La chevauchée dont il est ici question est donc dure et cruelle, et l’errance dans la neige de nos protagonistes n’est pas sans évoquer ces contes où l’on abandonne des enfants à une nature impitoyable. Peu de place pour les grands sentiments, il s’agit surtout de survivre (quoique le sentiment amoureux serve de fil conducteur au film, avec ses conséquences tragiques, mais aussi par l’espoir qu’il incarne). La violence est donc toujours latente, immanente, mais son surgissement n’a rien d’automatique, et son cours attendu prend souvent un tour imprévu. Enfin, une part d’humanité subsiste, incarnée notamment par Robert Ryan, car même si les héros sont bien désabusés, ils se refusent à l’abandon, pour finalement relever la tête.
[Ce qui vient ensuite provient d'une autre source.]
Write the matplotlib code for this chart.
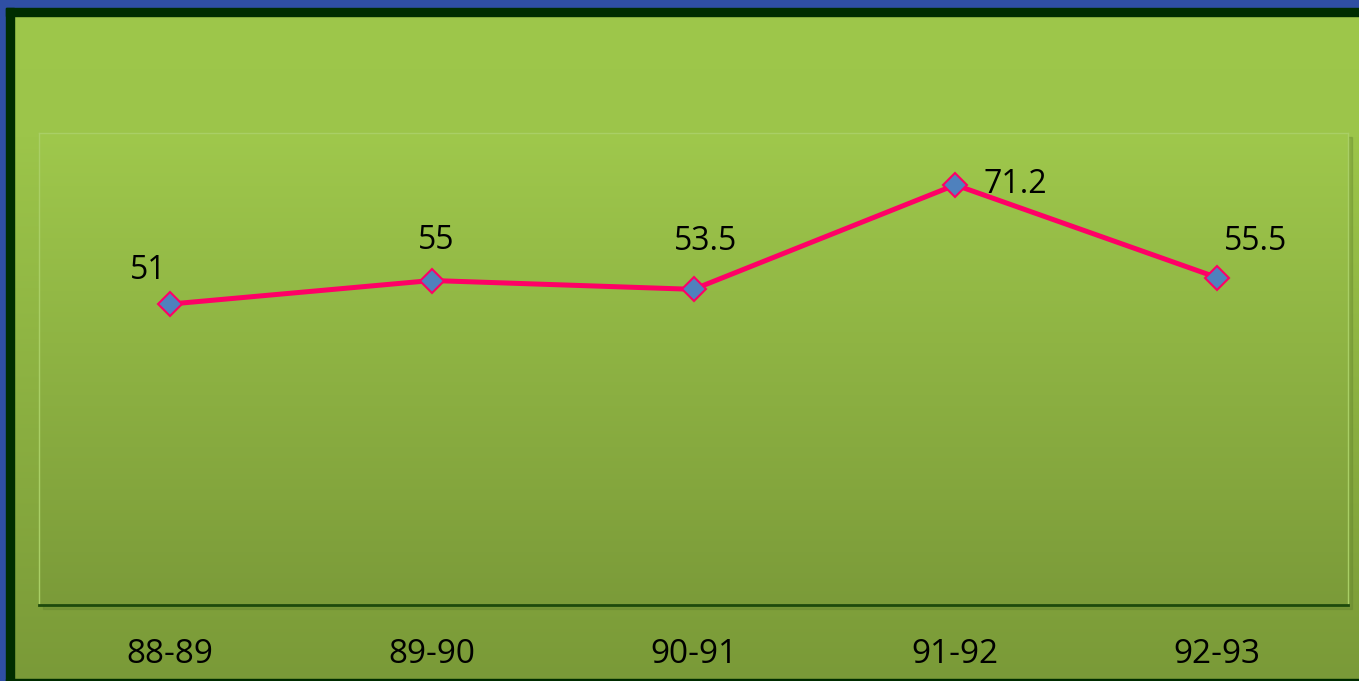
import numpy as np
import matplotlib.pyplot as plt
import matplotlib.colors as mcolors
from matplotlib.patches import Rectangle

# data
periods = ["88-89", "89-90", "90-91", "91-92", "92-93"]
values = [51, 55, 53.5, 71.2, 55.5]
# label offsets in pixels (dx, dy)
label_offsets = [(-22, 34), (4, 40), (12, 48), (60, 0), (38, 36)]

W, H = 1359, 681
fig = plt.figure(figsize=(W / 100, H / 100), dpi=100)
plt.rcParams['font.family'] = ['Open Sans', 'DejaVu Sans']

# gradient background over whole figure
bg = fig.add_axes([0, 0, 1, 1], zorder=0)
grad = mcolors.LinearSegmentedColormap.from_list(
    "g", [(0, "#9ec74b"), (0.2, "#9cc54a"), (1, "#7a9a38")])
bg.imshow(np.linspace(0, 1, 256).reshape(-1, 1), cmap=grad, aspect="auto",
          extent=[0, W, H, 0])
bg.set_xlim(0, W)
bg.set_ylim(H, 0)
bg.axis("off")

# frames: blue outer band and dark green inner band
blue = "#2f4fa3"
dark = "#002d00"
bg.add_patch(Rectangle((0, 0), W, 8, color=blue, zorder=2))
bg.add_patch(Rectangle((0, 0), 6, H, color=blue, zorder=2))
bg.add_patch(Rectangle((6, 8), W, 8, color=dark, zorder=3))
bg.add_patch(Rectangle((6, 8), 8, H, color=dark, zorder=3))
bg.add_patch(Rectangle((6, H - 2), W, 2, color=dark, zorder=3))

# plot area shadow
bg.add_patch(Rectangle((43, 137), 1309, 472, color="#5f7d2a", alpha=0.3, zorder=1))

left, right, top, bottom = 39, 1348, 133, 605
ax = fig.add_axes([left / W, (H - bottom) / H, (right - left) / W, (bottom - top) / H],
                  zorder=1)
ax.set_xlim(-0.5, len(periods) - 0.5)
ax.set_ylim(0, 80)
grad2 = mcolors.LinearSegmentedColormap.from_list("g2", ["#9fc84c", "#7b9b39"])
ax.imshow(np.linspace(0, 1, 256).reshape(-1, 1), cmap=grad2, aspect="auto",
          extent=[-0.5, len(periods) - 0.5, 0, 80], zorder=0)

x = np.arange(len(periods))
ax.plot(x, values, color="#ff0066", lw=3.6, marker="D", markersize=12,
        markerfacecolor="#4f81bd", markeredgecolor="#ff0066", markeredgewidth=1.5,
        zorder=3)

for xi, v, (dx, dy) in zip(x, values, label_offsets):
    ax.annotate(f"{v:g}", (xi, v), xytext=(dx * 0.72, dy * 0.72),
                textcoords="offset points", ha="center", va="center",
                fontsize=23, color="black", zorder=4)

ax.set_xticks(x)
ax.set_xticklabels(periods, fontsize=24)
ax.tick_params(axis="x", length=0, pad=24)
ax.set_yticks([])
for s in ["top", "left", "right"]:
    ax.spines[s].set_color("#a9cf66")
    ax.spines[s].set_linewidth(1)
ax.spines["bottom"].set_color("#1d4a0b")
ax.spines["bottom"].set_linewidth(2)

fig.savefig("out.png", dpi=100)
A l’instar du remarquable Robert Ryan, tout le monde joue juste. Burl Ives incarne un étrange et fascinant chef de soudards, intelligent et fin, qui n’est devenu une brute que parce que « à West Point, on m’a appris à être un militaire, ce qui laisse peu de temps pour devenir humain ». Tina Louise, embauchée pour être l’argument sexy du film et vendue comme telle sur les affiches, ne montre en réalité rien ou pas grand-chose de son somptueux décolleté, mais en même temps, il fait un froid de canard. De Toth ayant eu la bonne idée de ne pas la prévenir de grand-chose, à l’instar du spectateur, elle est donc invariablement réellement surprise par ce qui se passe et du coup parfaite.

J’aimerai pouvoir faire le malin et vous dire que j’ai tout vu d’André de Toth, las, c’est loin d’être le cas. Mais il me reste un peu de temps pour me rattraper (et à vous aussi).

Sébastien

*Des barbelés sur la prairie (Morris-Goscinny - 1967), 43ème album de Lucky Luke narrant les aventures drolatiques de notre cowboy solitaire pris au sein d’un conflit entre éleveurs et fermiers. Thème classique de western que l’on retrouve par exemple aussi dans L’homme qui n’a pas d’étoile de King Vidor (1955). On peut ramener cela à une problématique de gestion de l’espace et de la propriété, qui surgit même lorsqu’il y a, justement, beaucoup de place.